Christ, And Christ Alone (July 3, 2005)
One of my favorite verses is St. Paul's statement to the Corinthians: "For I resolved to know nothing while I was with you except Jesus Christ and him crucified" (1 Cor. 2:2). Though I have always loved those words, I admit that one of them used to strike me as odd. Why did Paul say that he resolved to know nothing but Christ - didn't he really mean preach or proclaim or discuss nothing but Christ? He seemed to suggest that while with the Corinthians he governed not only his words but even his thoughts to exclude anything that wasn't about Jesus. Why was that?
Maybe I understand a little better now. Thoughts bleed into words, and out of the heart the mouth speaks. That which occupies the mind will come forth in one's message, and what a man mentally acknowledges or mentally ignores will carve the channels through which his words flow.

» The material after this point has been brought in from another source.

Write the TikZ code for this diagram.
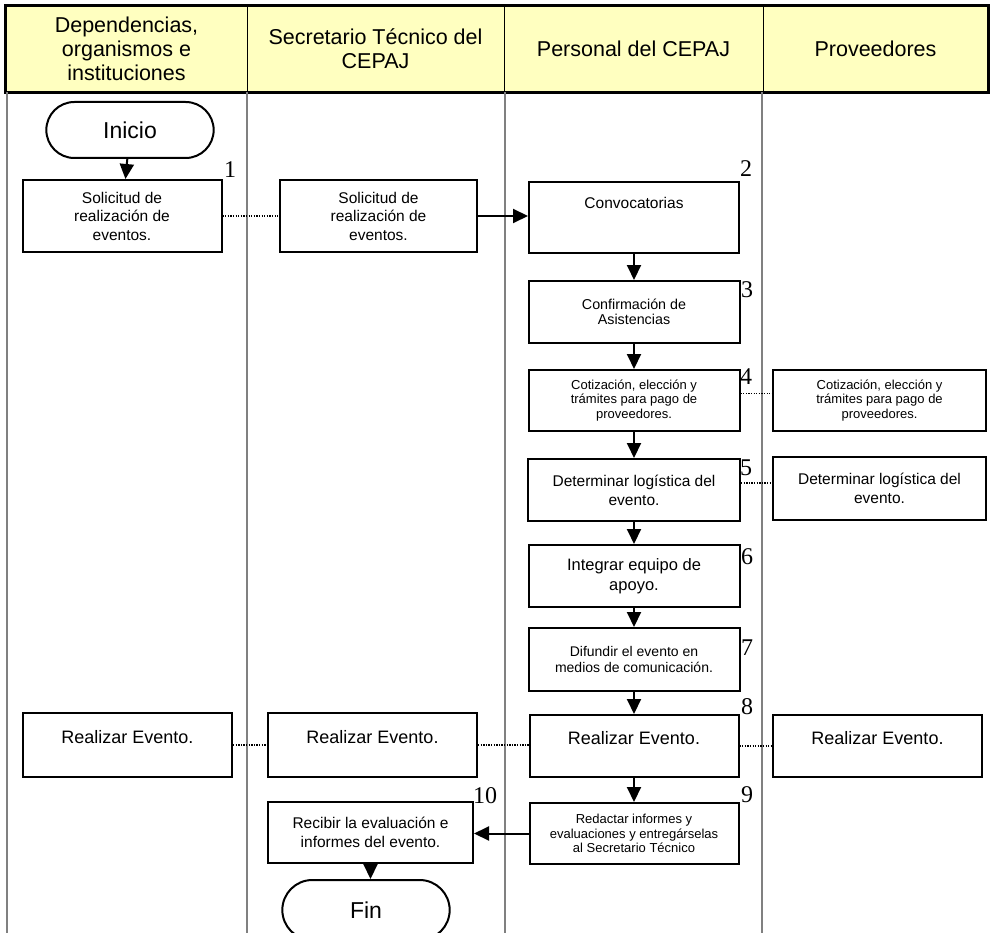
\documentclass[tikz,border=0pt]{standalone}
\usepackage{fontspec}
\setmainfont{Liberation Sans}
\newfontfamily\numfont{Liberation Serif}
\usepackage{xcolor}
\usepackage{tikz}
\usetikzlibrary{shapes,arrows.meta,positioning}
\definecolor{headyellow}{RGB}{255,255,192}
\definecolor{lanegray}{RGB}{128,128,128}

\begin{document}
\begin{tikzpicture}[x=1pt, y=-1pt, >={Triangle[width=14pt,length=15pt]}]
    % Define styles
    \tikzstyle{head} = [rectangle, draw, line width=1pt, fill=headyellow, minimum height=86pt, align=center, inner sep=0pt, font=\fontsize{21.5}{24}\selectfont]
    \tikzstyle{terminal} = [rounded rectangle, draw, line width=2pt, minimum width=174pt, minimum height=56pt, font=\fontsize{23}{26}\selectfont]
    \tikzstyle{process} = [rectangle, draw, line width=2pt, align=center, inner sep=2pt, minimum height=62pt, font=\fontsize{15.5}{18.5}\selectfont]
    \tikzstyle{small} = [font=\fontsize{13}{14.5}\selectfont]
    \tikzstyle{line} = [draw, ->, line width=2pt]
    \tikzstyle{link} = [draw, line width=1.3pt, dash pattern=on 1.3pt off 1.3pt]
    \tikzstyle{lane} = [draw, lanegray, line width=2pt]
    \tikzstyle{num} = [inner sep=0pt, font=\numfont\fontsize{24}{24}\selectfont]

    \useasboundingbox (0,0) rectangle (992,933);
    \clip (0,0) rectangle (992,933);

    % Swimlane headers
    \node [head, minimum width=241pt] (h1) at (126.5,49) {Dependencias,\\organismos e\\instituciones};
    \node [head, minimum width=257pt] (h2) at (375.5,49) {Secretario T\'ecnico del\\CEPAJ};
    \node [head, minimum width=259pt] (h3) at (633.5,49) {Personal del CEPAJ};
    \node [head, minimum width=225pt] (h4) at (875.5,49) {Proveedores};
    \draw [line width=2.5pt] (h1.north west) rectangle (h4.south east);

    % Lane separators
    \foreach \lx in {7,247,505,762}
        \draw [lane] (\lx,92) -- (\lx,933);

    % Nodes
    \node [terminal] (inicio) at (130,130) {Inicio};
    \node [process, minimum width=199pt, minimum height=72pt] (dep1) at (122,216) {Solicitud de\\realizaci\'on de\\eventos.};
    \node [process, minimum width=197pt, minimum height=72pt] (sec1) at (378.5,216) {Solicitud de\\realizaci\'on de\\eventos.};
    \node [process, minimum width=210pt, minimum height=71pt, text depth=29pt] (per2) at (634,217.5) {Convocatorias};
    \node [process, minimum width=211pt, font=\fontsize{14.3}{15.5}\selectfont] (per3) at (634,312) {Confirmaci\'on de\\Asistencias};
    \node [process, small, minimum width=211pt, minimum height=61pt] (per4) at (634,400.5) {Cotizaci\'on, elecci\'on y\\tr\'amites para pago de\\proveedores.};
    \node [process, small, minimum width=213pt, minimum height=61pt] (pro4) at (879.5,400.5) {Cotizaci\'on, elecci\'on y\\tr\'amites para pago de\\proveedores.};
    \node [process, minimum width=212pt, font=\fontsize{15.5}{19}\selectfont] (per5) at (634,490) {Determinar log\'istica del\\evento.};
    \node [process, minimum width=213pt, minimum height=63pt, font=\fontsize{15.5}{19}\selectfont] (pro5) at (879.5,488.5) {Determinar log\'istica del\\evento.};
    \node [process, minimum width=211pt, font=\fontsize{16.5}{20}\selectfont] (per6) at (634,576) {Integrar equipo de\\apoyo.};
    \node [process, minimum width=211pt, minimum height=63pt, font=\fontsize{14}{15.5}\selectfont] (per7) at (634,659.5) {Difundir el evento en\\medios de comunicaci\'on.};
    \node [process, minimum width=209pt, minimum height=64pt, text depth=16pt, font=\fontsize{18}{20}\selectfont] (dep8) at (127.5,745) {Realizar Evento.};
    \node [process, minimum width=209pt, minimum height=64pt, text depth=16pt, font=\fontsize{18}{20}\selectfont] (sec8) at (372.5,745) {Realizar Evento.};
    \node [process, minimum width=209pt, text depth=16pt, font=\fontsize{18}{20}\selectfont] (per8) at (634,746) {Realizar Evento.};
    \node [process, minimum width=209pt, text depth=16pt, font=\fontsize{18}{20}\selectfont] (pro8) at (877.5,746) {Realizar Evento.};
    \node [process, small, minimum width=209pt, minimum height=61pt] (per9) at (634,833.5) {Redactar informes y\\evaluaciones y entreg\'arselas\\al Secretario T\'ecnico};
    \node [process, minimum width=205pt, minimum height=61pt, font=\fontsize{15.5}{19}\selectfont] (sec10) at (370.5,832.5) {Recibir la evaluaci\'on e\\informes del evento.};
    \node [terminal, minimum height=60pt] (fin) at (366,910) {Fin};

    % Step numbers
    \node [num] (n1) at (230,170) {1};
    \node [num] (n2) at (746,169) {2};
    \node [num] (n3) at (747,290) {3};
    \node [num] (n4) at (746,377) {4};
    \node [num] (n5) at (746,468) {5};
    \node [num] (n6) at (747,557) {6};
    \node [num] (n7) at (747,648) {7};
    \node [num] (n8) at (747,707) {8};
    \node [num] (n9) at (747,795) {9};
    \node [num] (n10) at (485,796) {10};

    % Flow arrows
    \draw [line] (inicio) -- (dep1);
    \draw [line] (sec1.east) -- (sec1.east -| per2.west);
    \draw [line] (per2) -- (per3);
    \draw [line] (per3) -- (per4);
    \draw [line] (per4) -- (per5);
    \draw [line] (per5) -- (per6);
    \draw [line] (per6) -- (per7);
    \draw [line] (per7) -- (per8);
    \draw [line] (per8) -- (per9);
    \draw [line] (per9.west) -- (per9.west -| sec10.east);
    \draw [line] (sec10.south) -- (sec10.south |- fin.north);

    % Dotted links between lanes
    \draw [link] (dep1.east) -- (dep1.east -| sec1.west);
    \draw [link] ([yshift=7pt]per4.east) -- ([yshift=7pt]per4.east -| pro4.west);
    \draw [link] ([yshift=7pt]per5.east) -- ([yshift=7pt]per5.east -| pro5.west);
    \draw [link] (dep8.east) -- (dep8.east -| sec8.west);
    \draw [link] (sec8.east) -- (sec8.east -| per8.west);
    \draw [link] (per8.east) -- (per8.east -| pro8.west);
\end{tikzpicture}
\end{document}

There were many things that Paul could have worried about when he first visited the pagan city of Corinth and tried to plant a church there. Would he be able to preach eloquently? He would not think about it. He wrote, "When I came to you brothers, I did not come with eloquence or superior wisdom" (1 Corinthians 2:1). Would his emotional and physical health hold out? He would not bother about that either. As a matter of fact, he wasn't able to hold himself together too well: "I came to you in weakness and fear and with much trembling" (1 Corinthians 2:3).
But neither fear of failure nor desire for success nor any other concern - substantial or trivial - would budge Paul from his main thought, which was that "Christ Jesus came into the world to save sinners, of whom I am chief" (1 Timothy 1:15). This was the conviction that he wanted to hold before his mind when all other thoughts conspired to exclude it. It was the thought that had to dictate and circumscribe his message to the Corinthian congregation, a church destined to experience a thousand distractions and a thousand temptations to dishonor the Lord.
Many of you who read this page will know about my own recent sorrows, that I too am "in weakness and fear and with much trembling," that the sun that now rises on my day seems cold and black. I embrace as my own Paul's words in 2 Corinthians 1:8: "We were under great pressure, far beyond our ability to endure, so that we despaired even of life."
But I don't despair of eternal life. In my heart I know, if I know nothing else, that Jesus Christ was crucified for sinners, that he rose from the dead, and that - unworthy though I am - there is "laid up for me a crown of righteousness, which the Lord, the righteous judge, will give me at that day - and not to me only, but to all who have loved his appearing" (2 Timothy 4:8).
Pray for me. And, for the sake of the gospel that I preach, pray that like my namesake I will, when clouds gather, know nothing but Jesus Christ and him crucified.